For just £10 a year you’ll get four issues of SPICE, the official Girl Power magazine that’s fast becoming a collector’s item. Since it’s actually WRITTEN AND EDITED by us, the Spice Girls, just for you, it’s got all the inside information (you’re dying to know), PLUS personal pictures that you won’t see anywhere else! Don’t be left out in the cold! You just haven’t been SPICED if you haven’t got SPICE, so get hip, get real, and get inside SPICEWORLD (surf the SPICEWAVE) today! And hurry up about it, before the first issue is sold out.”


Well that’s a relief. To be honest, I was a little worried that the Spice Girls' aggressive PR department might have been fobbing me off throughout the late ‘90s with tri-monthly sheets of shiny paper that I didn’t really need. How silly of me, of course they weren’t! As the sleeve-quote clearly states, it was the Girls’ job to protect us from being ripped off. You know, I often feel sorry for the stupid eight-year olds of today, who are so easily taken in by the brazen sales gimmicks of acts like Girls Aloud and Paul Weller.
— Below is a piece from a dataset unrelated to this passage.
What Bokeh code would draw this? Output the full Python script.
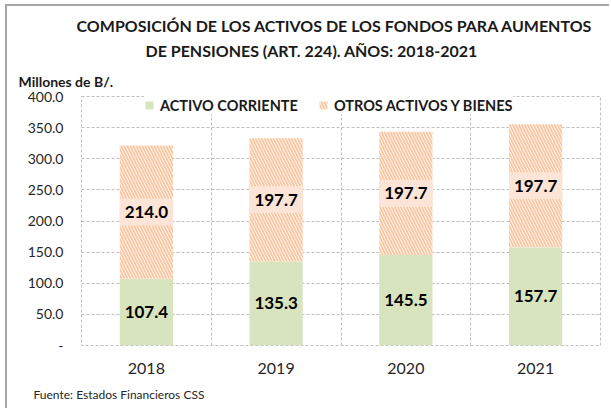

They’ll never know the unbreakable bond of friendship and trust that exists between the Spice Girls and I. So thanks for everything Baby, Geri, Scary, Posh, Baby and Geri, and see you at the 0₂Arena – at only £297 a ticket, you bet I’ll be there!

Readers in the 18-30 demographic might like to note that I have just made a very funny reference to the Spice Girls’ 1996 hit “Say You’ll Be There”, in which the listener is encouraged to “say you’ll be there”. Enjoy that, won’t you.